PROVIDED ENTRIES:

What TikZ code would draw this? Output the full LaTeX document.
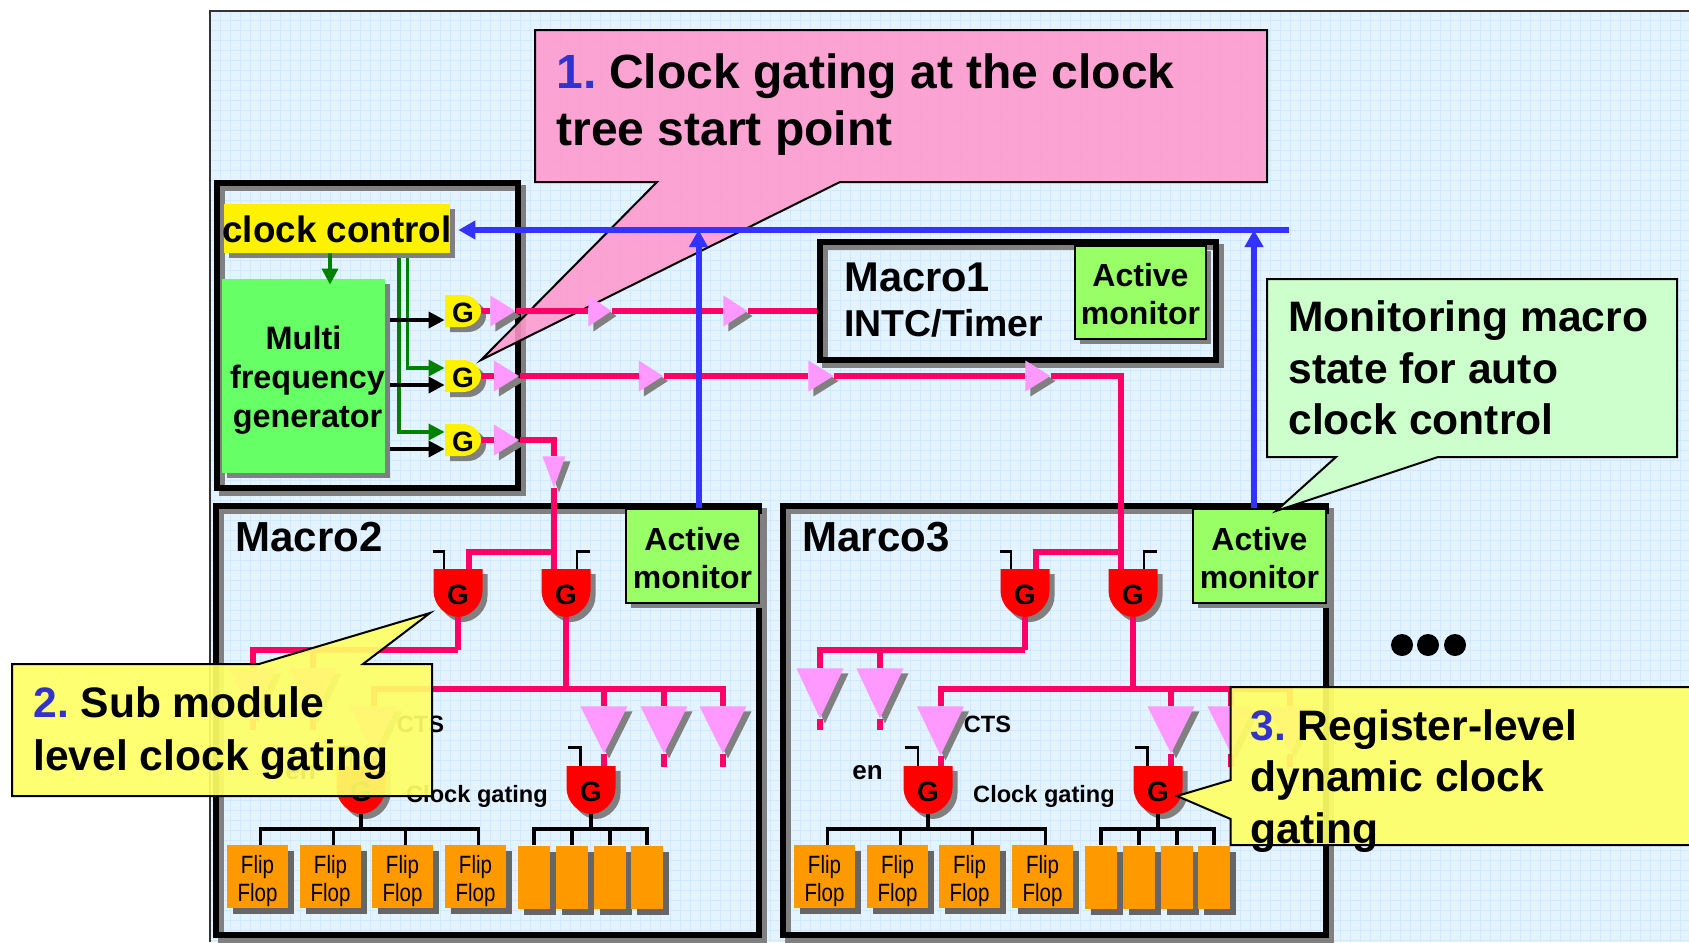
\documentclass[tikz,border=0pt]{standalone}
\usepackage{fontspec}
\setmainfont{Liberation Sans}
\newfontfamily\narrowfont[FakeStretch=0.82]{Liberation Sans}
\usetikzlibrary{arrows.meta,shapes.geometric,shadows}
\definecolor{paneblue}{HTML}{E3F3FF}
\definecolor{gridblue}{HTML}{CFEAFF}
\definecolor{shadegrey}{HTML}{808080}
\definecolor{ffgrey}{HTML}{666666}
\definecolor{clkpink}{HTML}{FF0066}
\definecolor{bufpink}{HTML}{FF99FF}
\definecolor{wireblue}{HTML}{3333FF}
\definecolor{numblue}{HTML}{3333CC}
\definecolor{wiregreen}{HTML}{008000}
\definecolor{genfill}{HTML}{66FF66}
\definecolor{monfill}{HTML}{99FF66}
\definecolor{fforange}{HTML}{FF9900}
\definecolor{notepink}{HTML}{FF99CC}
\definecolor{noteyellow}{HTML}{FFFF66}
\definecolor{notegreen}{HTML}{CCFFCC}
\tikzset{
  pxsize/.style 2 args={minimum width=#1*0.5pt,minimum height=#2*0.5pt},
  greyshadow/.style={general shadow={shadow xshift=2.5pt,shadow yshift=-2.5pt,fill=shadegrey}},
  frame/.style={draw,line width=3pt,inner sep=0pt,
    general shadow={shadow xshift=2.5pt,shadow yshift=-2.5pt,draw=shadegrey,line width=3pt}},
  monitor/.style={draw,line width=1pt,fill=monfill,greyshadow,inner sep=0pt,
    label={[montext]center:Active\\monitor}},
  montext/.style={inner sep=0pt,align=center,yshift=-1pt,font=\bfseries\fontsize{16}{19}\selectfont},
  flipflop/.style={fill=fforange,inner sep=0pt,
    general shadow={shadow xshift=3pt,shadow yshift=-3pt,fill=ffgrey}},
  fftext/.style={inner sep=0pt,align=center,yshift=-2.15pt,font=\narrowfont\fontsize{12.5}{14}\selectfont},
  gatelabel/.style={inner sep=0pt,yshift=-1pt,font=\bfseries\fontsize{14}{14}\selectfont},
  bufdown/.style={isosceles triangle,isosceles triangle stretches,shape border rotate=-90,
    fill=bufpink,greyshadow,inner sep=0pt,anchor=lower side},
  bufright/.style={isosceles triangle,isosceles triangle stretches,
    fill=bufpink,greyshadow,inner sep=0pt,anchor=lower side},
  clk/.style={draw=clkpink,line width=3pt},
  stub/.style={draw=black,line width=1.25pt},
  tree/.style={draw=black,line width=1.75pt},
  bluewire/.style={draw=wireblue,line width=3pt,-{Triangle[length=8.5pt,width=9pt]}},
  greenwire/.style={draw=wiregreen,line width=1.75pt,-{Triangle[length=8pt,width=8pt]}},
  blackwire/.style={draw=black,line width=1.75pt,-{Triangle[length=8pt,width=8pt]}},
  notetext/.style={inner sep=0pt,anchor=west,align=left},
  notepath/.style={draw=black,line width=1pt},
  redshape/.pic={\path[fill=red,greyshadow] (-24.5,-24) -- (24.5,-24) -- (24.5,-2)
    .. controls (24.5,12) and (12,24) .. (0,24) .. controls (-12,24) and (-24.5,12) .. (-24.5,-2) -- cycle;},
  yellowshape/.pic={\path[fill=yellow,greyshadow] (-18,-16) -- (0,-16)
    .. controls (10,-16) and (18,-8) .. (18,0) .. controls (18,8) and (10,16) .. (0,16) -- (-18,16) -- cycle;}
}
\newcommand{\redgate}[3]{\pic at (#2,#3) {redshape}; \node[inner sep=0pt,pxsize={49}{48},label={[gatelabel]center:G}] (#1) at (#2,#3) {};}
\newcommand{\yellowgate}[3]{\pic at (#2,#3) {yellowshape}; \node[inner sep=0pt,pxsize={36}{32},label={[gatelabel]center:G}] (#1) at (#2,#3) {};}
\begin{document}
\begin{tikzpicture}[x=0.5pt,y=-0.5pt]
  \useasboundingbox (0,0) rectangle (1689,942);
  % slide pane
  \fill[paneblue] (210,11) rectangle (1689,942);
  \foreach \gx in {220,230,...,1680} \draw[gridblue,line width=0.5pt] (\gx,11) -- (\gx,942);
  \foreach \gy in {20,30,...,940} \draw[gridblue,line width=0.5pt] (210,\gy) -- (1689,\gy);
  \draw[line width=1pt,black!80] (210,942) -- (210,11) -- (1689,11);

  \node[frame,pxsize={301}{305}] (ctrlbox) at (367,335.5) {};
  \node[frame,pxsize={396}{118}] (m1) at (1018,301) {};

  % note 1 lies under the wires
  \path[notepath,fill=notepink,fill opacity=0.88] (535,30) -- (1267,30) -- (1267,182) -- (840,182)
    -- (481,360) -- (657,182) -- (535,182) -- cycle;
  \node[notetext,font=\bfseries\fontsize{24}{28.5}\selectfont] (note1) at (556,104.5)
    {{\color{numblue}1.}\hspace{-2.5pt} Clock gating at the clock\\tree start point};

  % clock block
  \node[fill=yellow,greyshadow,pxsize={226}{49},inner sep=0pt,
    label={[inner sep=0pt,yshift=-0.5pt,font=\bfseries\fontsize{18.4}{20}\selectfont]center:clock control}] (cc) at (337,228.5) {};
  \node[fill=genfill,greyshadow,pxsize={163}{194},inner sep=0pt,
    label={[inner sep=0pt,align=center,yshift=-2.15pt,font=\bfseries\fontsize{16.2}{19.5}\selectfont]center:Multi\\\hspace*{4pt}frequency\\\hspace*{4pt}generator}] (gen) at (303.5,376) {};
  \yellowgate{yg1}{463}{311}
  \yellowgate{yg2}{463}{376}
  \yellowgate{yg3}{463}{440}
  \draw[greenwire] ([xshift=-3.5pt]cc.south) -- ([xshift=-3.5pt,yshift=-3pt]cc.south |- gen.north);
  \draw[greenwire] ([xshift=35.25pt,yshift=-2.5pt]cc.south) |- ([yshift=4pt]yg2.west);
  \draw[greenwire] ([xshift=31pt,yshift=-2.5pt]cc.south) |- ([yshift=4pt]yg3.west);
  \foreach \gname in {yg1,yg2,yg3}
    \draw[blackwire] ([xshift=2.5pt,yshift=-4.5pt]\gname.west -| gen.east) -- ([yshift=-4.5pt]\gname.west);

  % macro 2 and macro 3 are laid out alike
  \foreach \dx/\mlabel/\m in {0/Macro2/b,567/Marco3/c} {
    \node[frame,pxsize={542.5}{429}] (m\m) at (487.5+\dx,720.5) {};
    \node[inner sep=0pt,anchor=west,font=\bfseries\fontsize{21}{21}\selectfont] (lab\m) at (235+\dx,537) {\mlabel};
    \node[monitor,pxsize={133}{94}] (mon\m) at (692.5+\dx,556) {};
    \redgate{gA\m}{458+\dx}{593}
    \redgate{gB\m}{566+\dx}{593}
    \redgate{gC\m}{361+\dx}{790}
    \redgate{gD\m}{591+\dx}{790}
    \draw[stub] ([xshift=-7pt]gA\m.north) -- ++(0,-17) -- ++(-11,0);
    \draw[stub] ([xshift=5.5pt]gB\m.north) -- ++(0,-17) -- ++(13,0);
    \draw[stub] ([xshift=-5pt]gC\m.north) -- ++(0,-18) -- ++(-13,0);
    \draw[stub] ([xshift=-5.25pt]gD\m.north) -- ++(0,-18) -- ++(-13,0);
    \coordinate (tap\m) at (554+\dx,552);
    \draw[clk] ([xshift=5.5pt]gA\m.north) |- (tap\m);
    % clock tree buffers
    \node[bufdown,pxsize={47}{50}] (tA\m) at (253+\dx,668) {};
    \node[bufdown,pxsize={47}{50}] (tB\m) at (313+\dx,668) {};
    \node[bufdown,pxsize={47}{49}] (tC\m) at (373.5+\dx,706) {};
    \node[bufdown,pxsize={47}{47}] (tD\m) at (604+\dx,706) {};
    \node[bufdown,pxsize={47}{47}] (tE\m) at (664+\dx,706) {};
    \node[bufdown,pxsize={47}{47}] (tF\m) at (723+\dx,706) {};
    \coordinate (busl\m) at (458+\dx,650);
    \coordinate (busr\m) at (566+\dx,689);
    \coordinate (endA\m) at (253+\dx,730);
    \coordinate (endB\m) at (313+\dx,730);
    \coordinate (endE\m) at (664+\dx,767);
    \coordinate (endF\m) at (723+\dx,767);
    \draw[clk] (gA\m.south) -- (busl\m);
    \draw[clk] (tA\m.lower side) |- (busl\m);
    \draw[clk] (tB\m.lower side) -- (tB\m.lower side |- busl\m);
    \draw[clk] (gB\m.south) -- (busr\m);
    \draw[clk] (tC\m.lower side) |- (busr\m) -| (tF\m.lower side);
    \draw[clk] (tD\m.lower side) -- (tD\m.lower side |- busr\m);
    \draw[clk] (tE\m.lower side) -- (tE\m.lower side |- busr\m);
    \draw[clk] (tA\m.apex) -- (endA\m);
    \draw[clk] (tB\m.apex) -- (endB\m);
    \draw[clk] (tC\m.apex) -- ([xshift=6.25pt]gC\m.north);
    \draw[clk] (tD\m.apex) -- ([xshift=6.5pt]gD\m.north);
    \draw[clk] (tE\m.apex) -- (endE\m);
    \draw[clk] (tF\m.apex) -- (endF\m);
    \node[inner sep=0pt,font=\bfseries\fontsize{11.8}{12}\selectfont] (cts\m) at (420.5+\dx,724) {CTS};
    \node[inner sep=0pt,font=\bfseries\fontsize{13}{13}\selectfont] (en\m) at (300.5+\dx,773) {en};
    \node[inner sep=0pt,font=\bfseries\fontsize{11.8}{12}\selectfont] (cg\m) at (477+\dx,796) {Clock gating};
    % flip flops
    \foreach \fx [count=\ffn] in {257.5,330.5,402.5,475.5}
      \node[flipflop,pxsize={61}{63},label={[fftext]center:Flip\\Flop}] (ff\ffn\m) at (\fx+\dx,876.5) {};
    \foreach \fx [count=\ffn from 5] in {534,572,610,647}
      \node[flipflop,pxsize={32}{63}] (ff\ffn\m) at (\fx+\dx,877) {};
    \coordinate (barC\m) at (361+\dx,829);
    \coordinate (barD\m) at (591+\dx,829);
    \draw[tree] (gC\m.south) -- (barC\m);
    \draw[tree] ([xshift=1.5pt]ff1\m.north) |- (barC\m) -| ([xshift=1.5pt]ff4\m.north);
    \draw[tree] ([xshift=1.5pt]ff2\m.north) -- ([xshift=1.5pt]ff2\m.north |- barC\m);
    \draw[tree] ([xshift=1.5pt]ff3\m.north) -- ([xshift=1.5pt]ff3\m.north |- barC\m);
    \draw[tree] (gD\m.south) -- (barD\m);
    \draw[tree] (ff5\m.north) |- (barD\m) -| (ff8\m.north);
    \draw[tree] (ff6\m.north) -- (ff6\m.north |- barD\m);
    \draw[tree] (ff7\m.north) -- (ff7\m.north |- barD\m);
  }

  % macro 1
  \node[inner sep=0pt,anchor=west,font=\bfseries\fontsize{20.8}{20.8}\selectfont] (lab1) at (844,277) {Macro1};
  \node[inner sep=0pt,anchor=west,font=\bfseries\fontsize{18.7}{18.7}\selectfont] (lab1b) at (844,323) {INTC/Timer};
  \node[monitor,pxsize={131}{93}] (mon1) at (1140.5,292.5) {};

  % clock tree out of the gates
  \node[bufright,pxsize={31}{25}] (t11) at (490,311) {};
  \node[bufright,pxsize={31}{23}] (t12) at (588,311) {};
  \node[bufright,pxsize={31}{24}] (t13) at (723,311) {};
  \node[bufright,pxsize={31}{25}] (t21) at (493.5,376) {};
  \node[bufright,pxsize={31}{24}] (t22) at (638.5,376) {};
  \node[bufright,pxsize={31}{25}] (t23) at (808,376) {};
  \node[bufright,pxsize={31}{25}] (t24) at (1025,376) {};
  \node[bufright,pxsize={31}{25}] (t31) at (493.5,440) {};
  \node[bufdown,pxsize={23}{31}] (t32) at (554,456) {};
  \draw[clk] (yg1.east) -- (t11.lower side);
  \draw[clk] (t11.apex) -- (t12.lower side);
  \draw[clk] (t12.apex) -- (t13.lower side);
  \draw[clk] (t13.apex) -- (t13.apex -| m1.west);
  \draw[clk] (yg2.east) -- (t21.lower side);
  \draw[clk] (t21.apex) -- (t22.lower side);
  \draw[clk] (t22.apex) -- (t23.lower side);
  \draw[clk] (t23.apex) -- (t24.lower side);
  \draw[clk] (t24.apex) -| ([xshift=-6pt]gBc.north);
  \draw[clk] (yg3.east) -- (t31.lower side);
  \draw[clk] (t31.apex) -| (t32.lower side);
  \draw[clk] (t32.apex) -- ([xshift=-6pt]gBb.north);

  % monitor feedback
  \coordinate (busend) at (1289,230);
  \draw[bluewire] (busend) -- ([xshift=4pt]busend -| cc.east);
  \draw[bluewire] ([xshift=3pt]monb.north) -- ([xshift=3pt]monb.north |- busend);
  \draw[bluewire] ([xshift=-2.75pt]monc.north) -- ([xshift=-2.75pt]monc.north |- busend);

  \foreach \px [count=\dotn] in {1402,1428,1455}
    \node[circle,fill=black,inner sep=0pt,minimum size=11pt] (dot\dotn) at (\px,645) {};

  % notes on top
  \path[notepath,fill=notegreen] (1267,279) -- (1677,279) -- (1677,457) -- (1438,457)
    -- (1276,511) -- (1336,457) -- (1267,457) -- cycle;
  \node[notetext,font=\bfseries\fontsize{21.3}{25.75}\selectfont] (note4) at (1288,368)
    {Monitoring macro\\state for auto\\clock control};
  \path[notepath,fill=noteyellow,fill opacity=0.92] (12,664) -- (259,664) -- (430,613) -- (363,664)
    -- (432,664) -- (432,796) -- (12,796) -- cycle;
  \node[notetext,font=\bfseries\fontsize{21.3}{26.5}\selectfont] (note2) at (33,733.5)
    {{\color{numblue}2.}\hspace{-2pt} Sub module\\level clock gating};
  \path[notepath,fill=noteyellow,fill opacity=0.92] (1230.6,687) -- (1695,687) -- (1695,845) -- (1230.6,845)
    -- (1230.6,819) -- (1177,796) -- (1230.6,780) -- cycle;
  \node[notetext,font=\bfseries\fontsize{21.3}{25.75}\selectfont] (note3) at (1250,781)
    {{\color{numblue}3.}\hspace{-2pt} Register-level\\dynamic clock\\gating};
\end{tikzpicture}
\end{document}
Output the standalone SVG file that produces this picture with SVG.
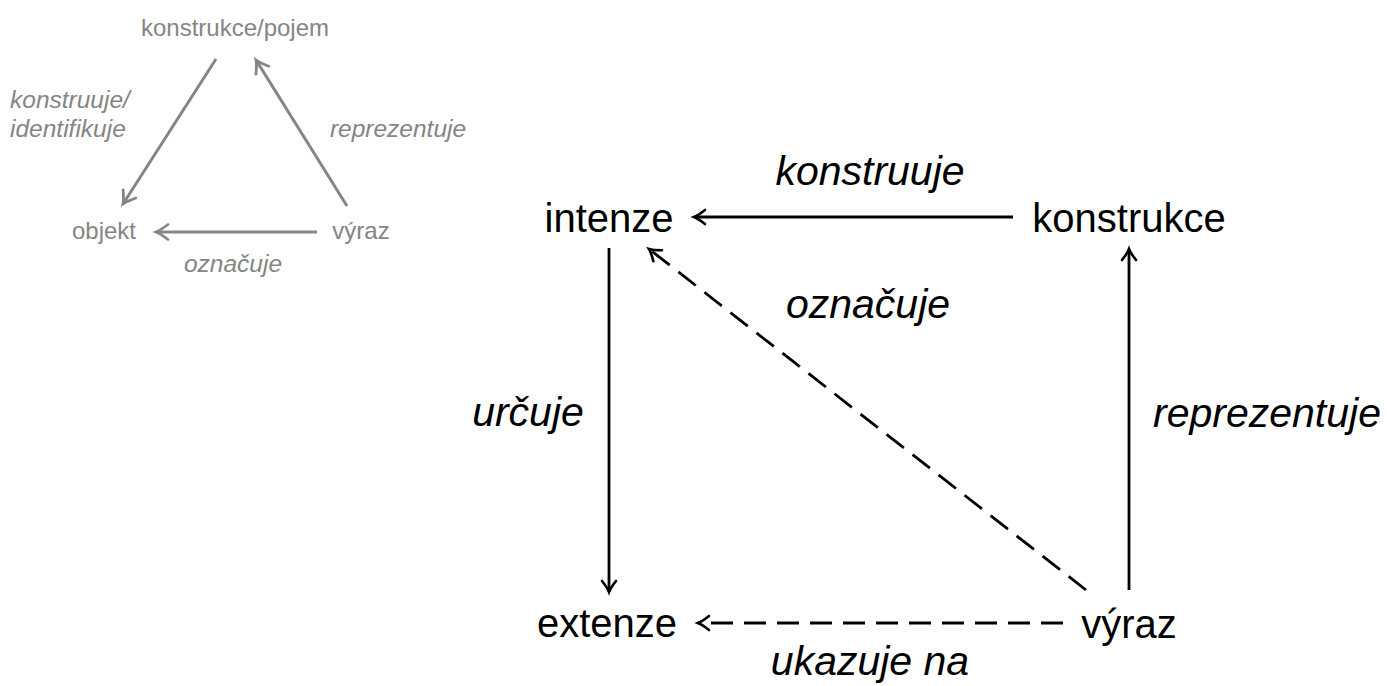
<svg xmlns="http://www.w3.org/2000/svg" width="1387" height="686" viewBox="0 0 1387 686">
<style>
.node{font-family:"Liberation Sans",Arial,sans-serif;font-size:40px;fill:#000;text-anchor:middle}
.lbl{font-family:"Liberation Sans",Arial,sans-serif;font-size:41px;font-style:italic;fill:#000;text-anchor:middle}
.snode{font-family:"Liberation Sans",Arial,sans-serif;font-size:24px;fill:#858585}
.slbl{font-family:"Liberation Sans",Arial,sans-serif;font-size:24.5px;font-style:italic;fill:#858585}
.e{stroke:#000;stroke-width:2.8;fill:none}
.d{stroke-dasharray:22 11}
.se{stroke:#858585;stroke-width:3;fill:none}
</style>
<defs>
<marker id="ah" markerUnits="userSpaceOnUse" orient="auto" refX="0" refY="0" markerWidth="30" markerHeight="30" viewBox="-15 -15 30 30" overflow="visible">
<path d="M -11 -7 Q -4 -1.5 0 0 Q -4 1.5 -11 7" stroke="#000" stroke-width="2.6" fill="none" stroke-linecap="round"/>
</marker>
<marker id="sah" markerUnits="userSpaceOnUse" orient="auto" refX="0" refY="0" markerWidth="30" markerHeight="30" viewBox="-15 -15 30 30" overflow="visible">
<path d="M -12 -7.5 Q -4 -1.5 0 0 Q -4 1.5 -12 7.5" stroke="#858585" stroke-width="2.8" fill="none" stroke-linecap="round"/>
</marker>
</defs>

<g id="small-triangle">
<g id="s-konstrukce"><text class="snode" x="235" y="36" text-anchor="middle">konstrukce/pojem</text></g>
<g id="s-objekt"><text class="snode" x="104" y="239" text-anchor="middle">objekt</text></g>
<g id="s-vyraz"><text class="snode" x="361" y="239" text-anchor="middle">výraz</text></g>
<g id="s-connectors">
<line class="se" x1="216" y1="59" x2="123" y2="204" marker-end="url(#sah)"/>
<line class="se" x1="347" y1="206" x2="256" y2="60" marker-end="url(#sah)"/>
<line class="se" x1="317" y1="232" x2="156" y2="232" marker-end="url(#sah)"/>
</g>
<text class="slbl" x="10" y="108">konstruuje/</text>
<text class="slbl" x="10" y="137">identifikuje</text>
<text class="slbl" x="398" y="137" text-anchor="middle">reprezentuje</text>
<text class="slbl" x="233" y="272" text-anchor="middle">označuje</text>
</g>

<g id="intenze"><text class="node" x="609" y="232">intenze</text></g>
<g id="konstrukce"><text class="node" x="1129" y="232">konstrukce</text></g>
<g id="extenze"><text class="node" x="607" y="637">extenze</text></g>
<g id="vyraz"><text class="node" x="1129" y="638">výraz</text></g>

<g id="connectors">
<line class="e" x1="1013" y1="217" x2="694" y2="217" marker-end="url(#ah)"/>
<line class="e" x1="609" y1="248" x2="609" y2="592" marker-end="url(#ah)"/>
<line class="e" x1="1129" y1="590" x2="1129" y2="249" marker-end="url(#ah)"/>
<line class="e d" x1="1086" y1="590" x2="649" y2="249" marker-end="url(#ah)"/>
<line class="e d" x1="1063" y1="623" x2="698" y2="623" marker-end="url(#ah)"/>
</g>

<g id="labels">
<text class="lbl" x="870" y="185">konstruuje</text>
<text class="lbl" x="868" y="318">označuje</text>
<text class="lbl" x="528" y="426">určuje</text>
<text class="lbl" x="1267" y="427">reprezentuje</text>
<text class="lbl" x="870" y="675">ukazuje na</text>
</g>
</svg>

GIVEN TASK: Find the lines with the string "Output" and reproduce them.

REPLY:
What TikZ code would draw this? Output the full LaTeX document.
Output the standalone SVG file that produces this picture with SVG.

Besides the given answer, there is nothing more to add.